» Directive
The line containing "(500,407) -- (503,447);" marks the end: extract everything from the first line of the data through that line, exactly, with no pictures.

» Given information
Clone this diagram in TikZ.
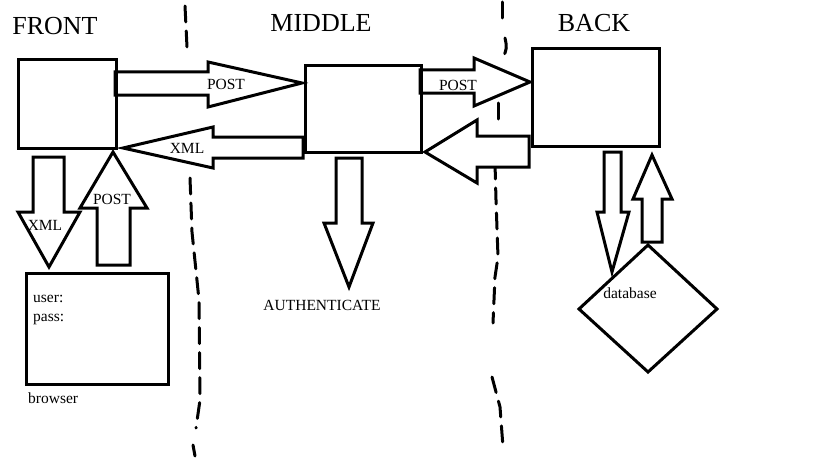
\documentclass[tikz,border=0pt]{standalone}
\usepackage{fontspec}
\setmainfont{Liberation Serif}
\begin{document}
\begin{tikzpicture}[x=1pt,y=-1pt,
  box/.style={draw, line width=3pt, inner sep=0pt, anchor=north west},
  barrow/.style={draw, line width=3pt, fill=white, line join=miter},
  lbl/.style={font=\fontsize{15.5}{17}\selectfont, inner sep=0pt, anchor=base},
  lbll/.style={font=\fontsize{15.5}{17}\selectfont, inner sep=0pt, anchor=base west},
  ttl/.style={font=\fontsize{26}{30}\selectfont, inner sep=0pt, anchor=base},
  divider/.style={line width=3pt, dash pattern=on 16pt off 9pt, line cap=round}]
\useasboundingbox (0,0) rectangle (819,460);

% titles
\node[ttl] (tfront) at (55,35) {FRONT};
\node[ttl] (tmiddle) at (321,32) {MIDDLE};
\node[ttl] (tback) at (594,32) {BACK};

% dividers
\draw[divider] (185,6) -- (187,47);
\draw[divider] (190,178) -- (192,232) -- (199,300) -- (200,400) -- (196,428);
\draw[divider] (193,445) -- (195,456);
\draw[divider] (502,2) -- (502,24);
\draw[divider] (505,38) .. controls (507,48) .. (503,58);
\draw[divider] (498,103) -- (498,127);
\draw[divider] (495,163) -- (496,200) -- (498,257) -- (495,277) -- (493,323);
\draw[divider] (492,377) -- (500,407) -- (503,447);

% block arrows
\draw[barrow] (115,72) -- (208,72) -- (208,62) -- (302,83) -- (208,107) -- (208,95) -- (115,95) -- cycle;
\draw[barrow] (303,137) -- (213,137) -- (213,127) -- (123,148) -- (213,168) -- (213,158) -- (303,158) -- cycle;
\draw[barrow] (33,157) -- (64,157) -- (64,212) -- (80,212) -- (49,267) -- (18,212) -- (33,212) -- cycle;
\draw[barrow] (97,265) -- (97,208) -- (80,208) -- (113,152) -- (147,208) -- (130,208) -- (130,265) -- cycle;
\draw[barrow] (420,70) -- (474,70) -- (474,58) -- (530,82) -- (474,106) -- (474,93) -- (420,93) -- cycle;
\draw[barrow] (529,136) -- (477,136) -- (477,120) -- (425,152) -- (477,183) -- (477,167) -- (529,167) -- cycle;
\draw[barrow] (336,158) -- (362,158) -- (362,223) -- (373,223) -- (349,287) -- (324,223) -- (336,223) -- cycle;
\draw[barrow] (604,152) -- (621,152) -- (621,212) -- (629,212) -- (612,272) -- (597,212) -- (604,212) -- cycle;
\draw[barrow] (642,242) -- (642,199) -- (633,199) -- (652,155) -- (672,199) -- (662,199) -- (662,242) -- cycle;

% boxes
\node[box, minimum width=98pt, minimum height=89pt] (front) at (17,58) {};
\node[box, minimum width=116pt, minimum height=87pt] (middle) at (304,64) {};
\node[box, minimum width=127pt, minimum height=98pt] (back) at (531,47) {};
\node[box, minimum width=142pt, minimum height=111pt] (browser) at (25,272) {};
\draw[line width=3pt, line join=miter, fill=white] (648,245) coordinate (dbn) -- (717,309) coordinate (dbe) -- (648,372) coordinate (dbs) -- (579,309) coordinate (dbw) -- cycle;

% labels
\node[lbl] (l1) at (226,89) {POST};
\node[lbl] (l2) at (187,153) {XML};
\node[lbl] (l3) at (45,230) {XML};
\node[lbl] (l4) at (112,204) {POST};
\node[lbl] (l5) at (458,90) {POST};
\node[lbl] (l6) at (322,310) {AUTHENTICATE};
\node[lbl] (l7) at (630,298) {database};
\node[lbll] (l8) at (33,302) {user:};
\node[lbll] (l9) at (33,321) {pass:};
\node[lbll] (l10) at (28,403) {browser};
\end{tikzpicture}
\end{document}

» Response
Clone this diagram in TikZ.
\documentclass[tikz,border=0pt]{standalone}
\usepackage{fontspec}
\setmainfont{Liberation Serif}
\begin{document}
\begin{tikzpicture}[x=1pt,y=-1pt,
  box/.style={draw, line width=3pt, inner sep=0pt, anchor=north west},
  barrow/.style={draw, line width=3pt, fill=white, line join=miter},
  lbl/.style={font=\fontsize{15.5}{17}\selectfont, inner sep=0pt, anchor=base},
  lbll/.style={font=\fontsize{15.5}{17}\selectfont, inner sep=0pt, anchor=base west},
  ttl/.style={font=\fontsize{26}{30}\selectfont, inner sep=0pt, anchor=base},
  divider/.style={line width=3pt, dash pattern=on 16pt off 9pt, line cap=round}]
\useasboundingbox (0,0) rectangle (819,460);

% titles
\node[ttl] (tfront) at (55,35) {FRONT};
\node[ttl] (tmiddle) at (321,32) {MIDDLE};
\node[ttl] (tback) at (594,32) {BACK};

% dividers
\draw[divider] (185,6) -- (187,47);
\draw[divider] (190,178) -- (192,232) -- (199,300) -- (200,400) -- (196,428);
\draw[divider] (193,445) -- (195,456);
\draw[divider] (502,2) -- (502,24);
\draw[divider] (505,38) .. controls (507,48) .. (503,58);
\draw[divider] (498,103) -- (498,127);
\draw[divider] (495,163) -- (496,200) -- (498,257) -- (495,277) -- (493,323);
\draw[divider] (492,377) -- (500,407) -- (503,447);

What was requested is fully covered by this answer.